Since all the processing happens in the CPU, Alden and I have talked about jumping to the fastest arm chip that we can find. He’s appropriately cost sensitive but I’d rather have more ceiling for $3 more 
Since our development cycle was so long on this first major bit and the heavy lifting is over now, we can look forward to faster cycles and better hardware ahead!
Brook
I could imagine a 3D printed inlay being made on that, but I do not understand the high Z stage that looks like it could make the bit much higher than the X gantry.
The drivers are the only china thing that I use in this build. One of my main goal was no china parts in the mechanics as you always get for what you paid for. So I sit in ebay and start searching for bargain deals of what I need. This is the reason Z is bigger than I need with 10cm. I didn’t manage to find 50cm PSK 60 linear module with two carriages and new one from Bosch would cost me around 1000+ euro. Bought all four for 380$ per piece as new. All linear modules are 600mm long but because they are double carriages this limit the possible stroke to 370mm but stabilize the construction in order to be used as mill. If I went for a just printer and remove second carriage I would achieve 520mm stroke in every direction.

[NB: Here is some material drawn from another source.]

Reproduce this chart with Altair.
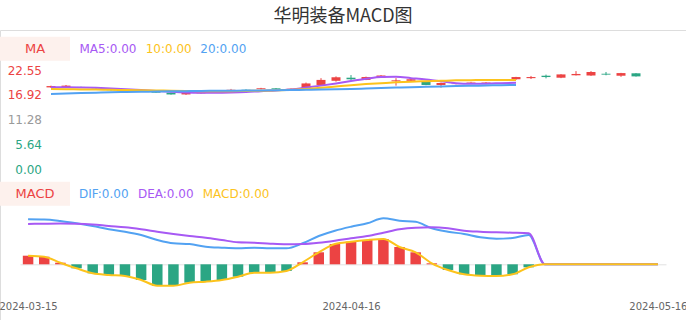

Drivers: RATTM DM556 5.6A/50V digital full sine drivers
Motors:
X:Sanyo Step-Syn 1.8A/200steps/0.8NM,
Y:2xVextra 1.6A/200steps/0.8NM
Z:Vextra 1.5A/200 + Ondrive 30:1 wormdrive (it is must as ball screw will unwind itself because of the Z wight and require either worm-drive or brake)
I am using 1/5 micro step per axis delivering 200steps/1mm for X and Y and no micro stepping for Z that deliver 1200 steps/1mm.
BTW I also made a mistake. I should fill the alu profiles with Epoxy-cement in order to damp the vibrations further but it is too late now. I am also using Vextra Dampeners for Y as it utilize two motors and resonance was really annoying. So far the machine is really quiet it move smoother than my PrintrBot Plus. For Y I also you use sync belt in order to block the motors if one stop unexpectedly or loose step.